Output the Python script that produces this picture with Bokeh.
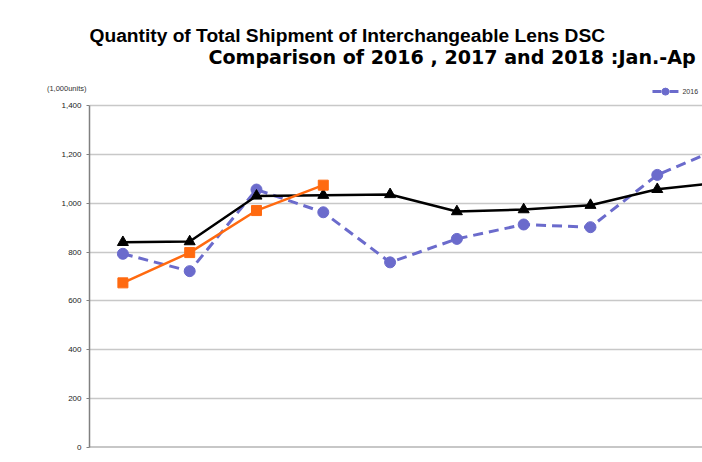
from bokeh.plotting import figure
from bokeh.models import Range1d, FixedTicker, NumeralTickFormatter, LinearAxis
from bokeh.core.properties import value
from bokeh.embed import file_html
from bokeh.resources import INLINE

s2016 = [793, 722, 1056, 963, 758, 854, 913, 902, 1116, 1232]
s2017 = [840, 843, 1030, 1033, 1036, 966, 974, 992, 1057, 1087]
s2018 = [674, 798, 970, 1074]
yticks = [0, 200, 400, 600, 800, 1000, 1200, 1400]
unit_tick = 1470
unit_text = "(1,000units)"
title1 = "Quantity of Total Shipment of Interchangeable Lens DSC"
title2 = "Comparison of 2016 , 2017 and 2018 :Jan.-Ap"

x16 = [i + 0.5 for i in range(len(s2016))]
x17 = [i + 0.5 for i in range(len(s2017))]
x18 = [i + 0.5 for i in range(len(s2018))]

p = figure(width=702, height=462, output_backend="svg", toolbar_location=None,
           x_range=Range1d(0, 9.177), y_range=Range1d(0, 1830),
           min_border_left=89, min_border_right=0, min_border_top=0, min_border_bottom=15)
p.outline_line_color = None

p.xaxis.visible = False
p.xgrid.visible = False

p.line(x=[0, 20], y=[0, 0], line_color="#909090", line_width=2)

p.yaxis.bounds = (0, 1400)
p.yaxis.ticker = FixedTicker(ticks=yticks)
p.yaxis.formatter = NumeralTickFormatter(format="0,0")
p.yaxis.axis_line_color = "#808080"
p.yaxis.axis_line_width = 1.5
p.yaxis.major_tick_line_color = "#808080"
p.yaxis.major_tick_out = 3
p.yaxis.major_tick_in = 0
p.yaxis.minor_tick_line_color = None
p.yaxis.major_label_text_font = "Liberation Sans"
p.yaxis.major_label_text_font_size = "8px"
p.yaxis.major_label_text_color = "#222222"
p.yaxis.major_label_standoff = 5
p.ygrid.ticker = FixedTicker(ticks=yticks)
p.ygrid.grid_line_color = "#c8c8c8"
p.ygrid.grid_line_width = 1.5

# units caption as an extra (line-less) axis label
ua = LinearAxis(ticker=FixedTicker(ticks=[unit_tick]),
                major_label_overrides={unit_tick: unit_text},
                axis_line_color=None, major_tick_line_color=None, minor_tick_line_color=None,
                major_tick_out=0, major_tick_in=0, major_label_standoff=-28,
                major_label_text_font="Liberation Sans", major_label_text_font_size="7.5px",
                major_label_text_color="#333333")
p.add_layout(ua, "left")

p.line(x16, s2016, line_color="#6b6bcc", line_width=3, line_dash="10 6")
p.scatter(x16, s2016, marker="circle", size=11, fill_color="#6b6bcc", line_color="#6b6bcc")
p.line(x17, s2017, line_color="black", line_width=2.5)
p.scatter(x17, s2017, marker="triangle", size=11, fill_color="black", line_color="black")
p.line(x18, s2018, line_color="#ff6a10", line_width=2.5)
p.scatter(x18, s2018, marker="square", size=10, fill_color="#ff6a10", line_color="#ff6a10")

# legend (only the 2016 entry is inside the visible area)
leg_y = 1457
p.line([8.428, 8.563], [leg_y, leg_y], line_color="#6b6bcc", line_width=3)
p.line([8.683, 8.817], [leg_y, leg_y], line_color="#6b6bcc", line_width=3)
p.scatter([8.623], [leg_y], marker="circle", size=7, fill_color="#6b6bcc", line_color="#6b6bcc")
p.text([8.877], [leg_y], text=["2016"], text_font_size="7px", text_baseline="middle",
       text_font=value("Liberation Sans"), text_color="#333333")

p.text([0.0], [1688], text=[title1],
       text_font=value("Liberation Sans"), text_font_style="bold", text_font_size="19.2px",
       text_color="black", text_baseline="alphabetic")
p.text([1.78], [1598], text=[title2],
       text_font=value("DejaVu Sans"), text_font_style="bold", text_font_size="19.1px",
       text_color="black", text_baseline="alphabetic")

open("out.html", "w").write(file_html(p, INLINE))
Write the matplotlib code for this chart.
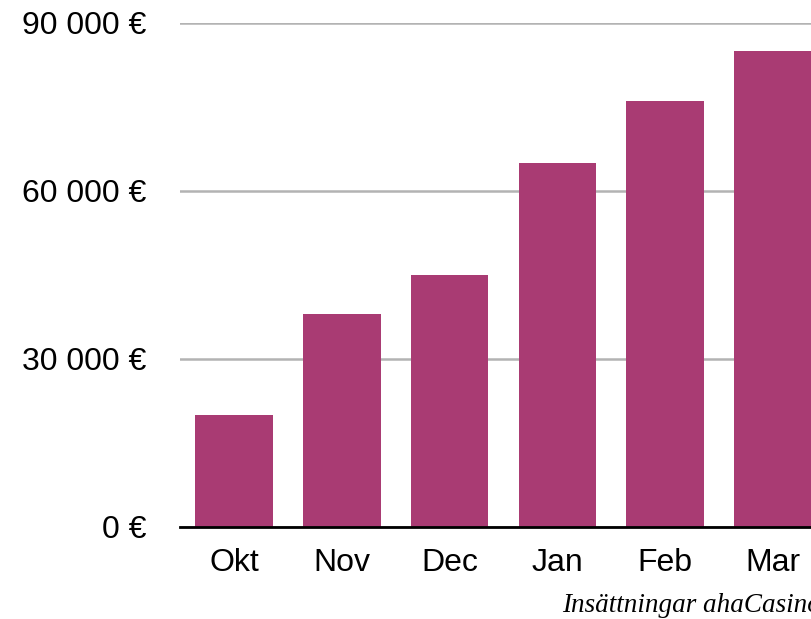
import matplotlib
matplotlib.use("Agg")
import matplotlib.pyplot as plt
from matplotlib.ticker import FuncFormatter

months   = ["Okt", "Nov", "Dec", "Jan", "Feb", "Mar"]
deposits = [20000, 38000, 45000, 65000, 76000, 85000]
yticks   = [0, 30000, 60000, 90000]
caption  = "Insättningar ahaCasino"

plt.rcParams["font.family"] = ["Liberation Sans", "DejaVu Sans"]

W, H = 811, 619
fig = plt.figure(figsize=(W / 100, H / 100), dpi=100)
# axes run past the right edge of the figure, like the cropped original
ax = fig.add_axes([180 / W, (H - 527) / H, 647 / W, 504 / H])

ax.bar(range(len(months)), deposits, width=0.72, color="#a93b73", zorder=3)

ax.set_xlim(-0.5, len(months) - 0.5)
ax.set_ylim(0, 90000)
ax.set_xticks(range(len(months)))
ax.set_xticklabels(months)
ax.set_yticks(yticks)
ax.yaxis.set_major_formatter(FuncFormatter(lambda v, _: f"{int(v):,} €".replace(",", " ")))

ax.tick_params(axis="both", length=0, labelsize=23, colors="black")
ax.tick_params(axis="y", pad=24)
ax.tick_params(axis="x", pad=15)

ax.grid(axis="y", color="#b3b3b3", linewidth=1.8, zorder=0)
ax.set_axisbelow(True)
for side in ("top", "right", "left"):
    ax.spines[side].set_visible(False)
ax.spines["bottom"].set_linewidth(2)
ax.spines["bottom"].set_color("black")
ax.spines["bottom"].set_zorder(4)

fig.text(562 / W, (H - 612) / H, caption, family="Liberation Serif",
         style="italic", fontsize=19.5, ha="left", va="baseline")

fig.savefig("out.png", dpi=100)
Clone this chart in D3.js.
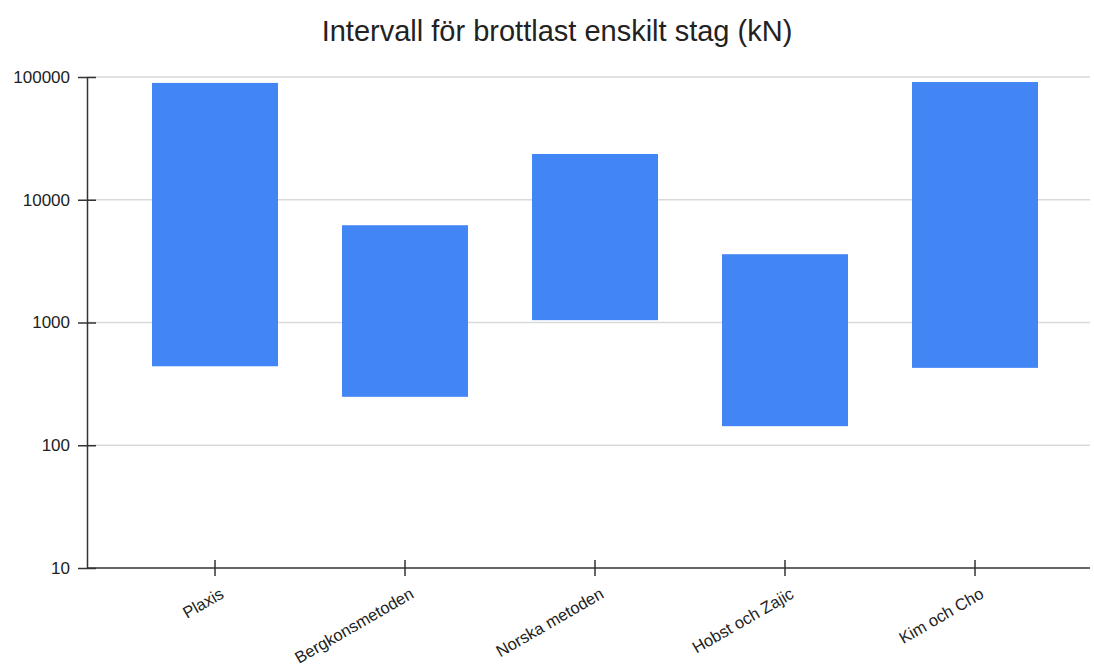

§

● **GOAL**:
Restate, line by line and word for word, everything from the top of the material through the line that contains "p.outline_line_color = None". Leave pictures out.

● **RESULT**:
Output the Python script that produces this picture with Bokeh.
from bokeh.plotting import figure
from bokeh.models import Range1d, FixedTicker, NumeralTickFormatter, LinearAxis
from bokeh.core.properties import value
from bokeh.embed import file_html
from bokeh.resources import INLINE

s2016 = [793, 722, 1056, 963, 758, 854, 913, 902, 1116, 1232]
s2017 = [840, 843, 1030, 1033, 1036, 966, 974, 992, 1057, 1087]
s2018 = [674, 798, 970, 1074]
yticks = [0, 200, 400, 600, 800, 1000, 1200, 1400]
unit_tick = 1470
unit_text = "(1,000units)"
title1 = "Quantity of Total Shipment of Interchangeable Lens DSC"
title2 = "Comparison of 2016 , 2017 and 2018 :Jan.-Ap"

x16 = [i + 0.5 for i in range(len(s2016))]
x17 = [i + 0.5 for i in range(len(s2017))]
x18 = [i + 0.5 for i in range(len(s2018))]

p = figure(width=702, height=462, output_backend="svg", toolbar_location=None,
           x_range=Range1d(0, 9.177), y_range=Range1d(0, 1830),
           min_border_left=89, min_border_right=0, min_border_top=0, min_border_bottom=15)
p.outline_line_color = None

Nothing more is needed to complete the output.